Major advances in agricultural and horticultural science that contributed to industry development include the following.
In the late 19th century European settlers, encouraged by the government, began to move into the central North Island to clear the bush for farming. But they found that although the land looked fertile and produced great crops and lush grass, sheep and cattle wasted away and eventually died unless they were moved to another area. The settlers called on the government to cure this ‘bush sickness’.
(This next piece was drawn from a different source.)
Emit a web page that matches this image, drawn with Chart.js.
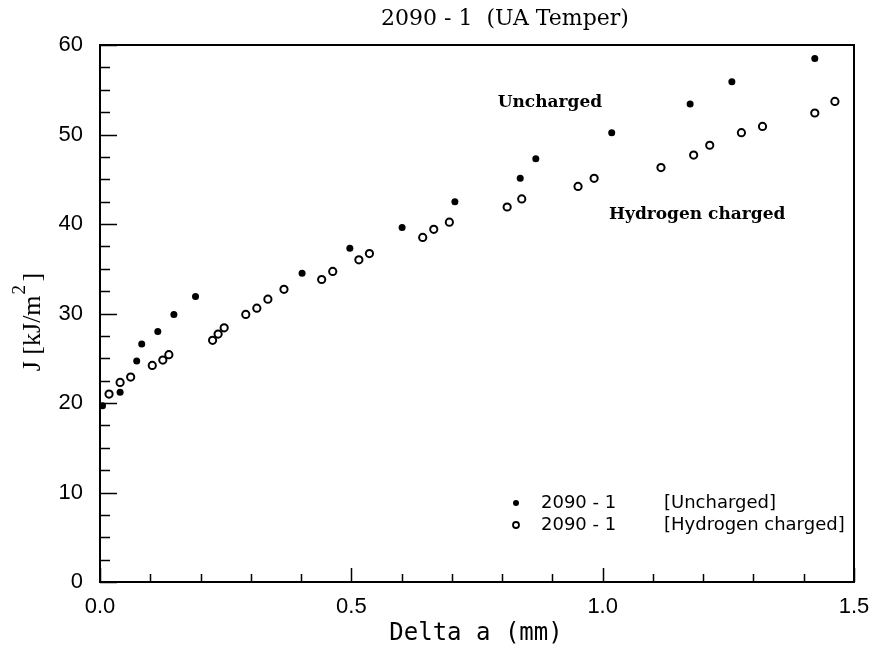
<!DOCTYPE html>
<html>
<head>
<meta charset="utf-8">
<script src="https://cdn.jsdelivr.net/npm/chart.js@4/dist/chart.umd.min.js"></script>
<style>
  body { margin: 0; background: #fff; }
  #wrap { width: 872px; height: 654px; }
</style>
</head>
<body>
<div id="wrap"><canvas id="myChart" width="872" height="654"></canvas></div>
<script>
// Delta a (mm) and J (kJ/m^2)
let unchargedX = [0.005, 0.040, 0.073, 0.083, 0.115, 0.147, 0.190, 0.402, 0.497, 0.601, 0.706, 0.836, 0.867, 1.018, 1.174, 1.257, 1.422];
let unchargedJ = [19.7, 21.2, 24.7, 26.6, 28.0, 29.9, 31.9, 34.5, 37.3, 39.6, 42.5, 45.1, 47.3, 50.2, 53.4, 55.9, 58.5];

let hydrogenX = [0.018, 0.040, 0.061, 0.104, 0.125, 0.137, 0.224, 0.235, 0.247, 0.290, 0.312, 0.334, 0.366, 0.441, 0.463,
  0.515, 0.536, 0.642, 0.664, 0.695, 0.810, 0.839, 0.951, 0.983, 1.116, 1.181, 1.213, 1.276, 1.318, 1.422, 1.462];
let hydrogenJ = [21.0, 22.3, 22.9, 24.2, 24.8, 25.4, 27.0, 27.7, 28.4, 29.9, 30.6, 31.6, 32.7, 33.8, 34.7,
  36.0, 36.7, 38.5, 39.4, 40.2, 41.9, 42.8, 44.2, 45.1, 46.3, 47.7, 48.8, 50.2, 50.9, 52.4, 53.7];

let xTicks = [0, 0.5, 1.0, 1.5];
let yTicks = [0, 10, 20, 30, 40, 50, 60];

let chartTitle = '2090 - 1  (UA Temper)';
let xTitle = 'Delta a (mm)';
let seriesNames = ['2090 - 1', '2090 - 1'];
let seriesTags = ['[Uncharged]', '[Hydrogen charged]'];
let notes = [
  { text: 'Uncharged', x: 0.895, y: 53.6 },
  { text: 'Hydrogen charged', x: 1.188, y: 41.1 }
];

function toPoints(xs, ys) {
  let pts = [];
  for (let i = 0; i < xs.length; i++) {
    pts.push({ x: xs[i], y: ys[i] });
  }
  return pts;
}

// box, inward ticks, titles, notes and legend
let decor = {
  id: 'decor',
  afterDraw(chart) {
    let ctx = chart.ctx;
    let a = chart.chartArea;
    let xs = chart.scales.x;
    let ys = chart.scales.y;
    ctx.save();
    ctx.strokeStyle = '#000';
    ctx.lineWidth = 2;
    ctx.strokeRect(a.left, a.top, a.right - a.left, a.bottom - a.top);

    ctx.lineWidth = 1.5;
    ctx.beginPath();
    for (let v = 0; v <= 60.01; v += 2.5) {
      let py = Math.round(ys.getPixelForValue(v)) + 0.5;
      let len = (Math.abs(v % 10) < 0.01) ? 17 : 10;
      ctx.moveTo(a.left, py);
      ctx.lineTo(a.left + len, py);
    }
    for (let k = 0; k <= 15; k++) {
      let px = Math.round(xs.getPixelForValue(k / 10)) + 0.5;
      let len = (k % 5 === 0) ? 14 : 8;
      ctx.moveTo(px, a.bottom);
      ctx.lineTo(px, a.bottom - len);
    }
    ctx.stroke();

    ctx.fillStyle = '#000';
    ctx.textBaseline = 'middle';

    ctx.font = '22px "DejaVu Serif"';
    ctx.textAlign = 'center';
    ctx.fillText(chartTitle, 505, 19);

    ctx.font = '24px "DejaVu Sans Mono"';
    ctx.fillText(xTitle, 476, 634);

    // y title, rotated, with superscript 2
    ctx.save();
    ctx.translate(33, 322);
    ctx.rotate(-Math.PI / 2);
    ctx.font = '26px "Liberation Serif"';
    ctx.textAlign = 'left';
    let main = 'J [kJ/m';
    let w1 = ctx.measureText(main).width;
    let w2 = 14;
    let w3 = ctx.measureText(']').width;
    let start = -(w1 + w2 + w3) / 2;
    ctx.fillText(main, start, 0);
    ctx.font = '19px "Liberation Serif"';
    ctx.fillText('2', start + w1 + 1, -13);
    ctx.font = '26px "Liberation Serif"';
    ctx.fillText(']', start + w1 + w2, 0);
    ctx.restore();

    ctx.font = 'bold 17px "DejaVu Serif"';
    ctx.textAlign = 'center';
    notes.forEach(function (n) {
      ctx.fillText(n.text, xs.getPixelForValue(n.x), ys.getPixelForValue(n.y));
    });

    // legend
    let rows = [503, 525];
    ctx.font = '18px "DejaVu Sans"';
    ctx.textAlign = 'left';
    for (let i = 0; i < 2; i++) {
      let y = rows[i];
      ctx.beginPath();
      if (i === 0) {
        ctx.arc(516, y, 3, 0, Math.PI * 2);
        ctx.fill();
      } else {
        ctx.lineWidth = 1.8;
        ctx.arc(516, y, 3, 0, Math.PI * 2);
        ctx.stroke();
      }
      ctx.fillText(seriesNames[i], 541, y);
      ctx.fillText(seriesTags[i], 664, y);
    }
    ctx.restore();
  }
};

let ctx = document.getElementById('myChart').getContext('2d');

let chart = new Chart(ctx, {
  type: 'scatter',
  data: {
    datasets: [
      {
        label: 'Uncharged',
        data: toPoints(unchargedX, unchargedJ),
        pointStyle: 'circle',
        pointRadius: 3.5,
        backgroundColor: '#000',
        borderColor: '#000',
        borderWidth: 0
      },
      {
        label: 'Hydrogen charged',
        data: toPoints(hydrogenX, hydrogenJ),
        pointStyle: 'circle',
        pointRadius: 3.6,
        backgroundColor: '#fff',
        borderColor: '#000',
        borderWidth: 2
      }
    ]
  },
  options: {
    responsive: false,
    animation: false,
    layout: { padding: { top: 45, right: 18, left: 0, bottom: 0 } },
    plugins: {
      legend: { display: false },
      title: { display: false },
      tooltip: { enabled: false }
    },
    scales: {
      x: {
        type: 'linear',
        min: 0,
        max: 1.5,
        afterFit: function (s) {
          s.height = 72;
          s.paddingRight = 0;
          s.paddingLeft = 0;
        },
        afterBuildTicks: function (s) { s.ticks = xTicks.map(function (v) { return { value: v }; }); },
        grid: { display: false, drawTicks: false },
        border: { display: false },
        ticks: {
          padding: 12,
          color: '#000',
          font: { family: '"Liberation Sans"', size: 22 },
          callback: function (v) { return v.toFixed(1); }
        }
      },
      y: {
        type: 'linear',
        min: 0,
        max: 60,
        afterFit: function (s) {
          s.width = 100;
          s.paddingTop = 0;
          s.paddingBottom = 0;
        },
        afterBuildTicks: function (s) { s.ticks = yTicks.map(function (v) { return { value: v }; }); },
        grid: { display: false, drawTicks: false },
        border: { display: false },
        ticks: {
          padding: 17,
          color: '#000',
          font: { family: '"Liberation Sans"', size: 22 }
        }
      }
    }
  },
  plugins: [decor]
});
</script>
</body>
</html>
In 1892 Department of Agriculture veterinarians diagnosed it as a form of anaemia and suggested it was caused by a deficiency in the soil, possibly of iron. The Department’s chemist, Bernard Aston, concluded that it was indeed ‘iron starvation’. He developed a cheap, effective remedy: a salt lick incorporating locally-available limonite iron ore. But Aston’s solution didn’t always work. Similar conditions were found at Morton Mains in Southland and Glenhope in Nelson – and also in Australia.
B12 and bush sickness
Ruminant (cud-chewing) animals need cobalt for the production of vitamin B12 by micro-organisms in the gut. This vitamin is then absorbed and stored in the animal’s liver. Vitamin B12 is needed for energy and protein metabolism – so bush sickness is really due to a vitamin B12 deficiency.
Australian scientists found that Aston’s remedy worked on their version of bush sickness, even when they chemically removed all the iron. In 1935 they isolated the effective component – cobalt, a constituent of vitamin B12 required by all mammals. New Zealand scientists related bush sickness to the pumice soils in the North Island. Farmers were able to correct the problem by mixing cobalt into the superphosphate fertiliser they spread on their pastures.
Facial eczema was one of the most serious animal diseases in the northern half of the North Island, and attracted the most research. It seemed likely to be caused by a fungal toxin, but it was only in 1958, after 20 years of fruitless research, that an alert technician mowing experimental plots found spores of a previously unknown fungus which proved to be the source of the toxin. Once this was identified, measures were developed to avoid or prevent the disease.
In 1868 James Little, a farm manager at Corriedale Station in North Otago and later at Allandale in North Canterbury, began a systematic breeding programme to produce a sheep more suited to the pastures of that area. He crossed half-bred sheep and selected and interbred the progeny. His ‘inbred halfbreds’ became known as Corriedales – a very successful multi-purpose breed still used in New Zealand and many other countries.
Three sheep breeds have come from scientific breeding programmes at agricultural colleges. At Massey, Cheviot sheep were crossed with Romneys to produce a breed particularly suited to North Island hill country – the Perendale, named after Geoffrey Peren, professor of agriculture and Massey’s first principal. At Lincoln, Border Leicesters were crossed with Romneys to produce a breed suited to the wetter lowlands and easier hill country – the Coopworth, named after professor of animal husbandry Ian Coop.
The third programme was quite different. Dr F. W. Dry found a genetic factor that produced particularly hairy wool. This was just what carpet manufacturers wanted. It had more spring or resilience than standard wool and would make carpet that didn’t flatten with use. Drysdale sheep now supply speciality carpet wool.
The improvement in dairy productivity during the 20th century was largely due to a scheme that recorded the productivity of individual cows so the best could be selected for breeding. This was introduced in 1922 and operated by the Dairy Board Herd Improvement Council. The artificial insemination service that was subsequently developed enabled genetically better bulls to be used as widely as possible across the national herd.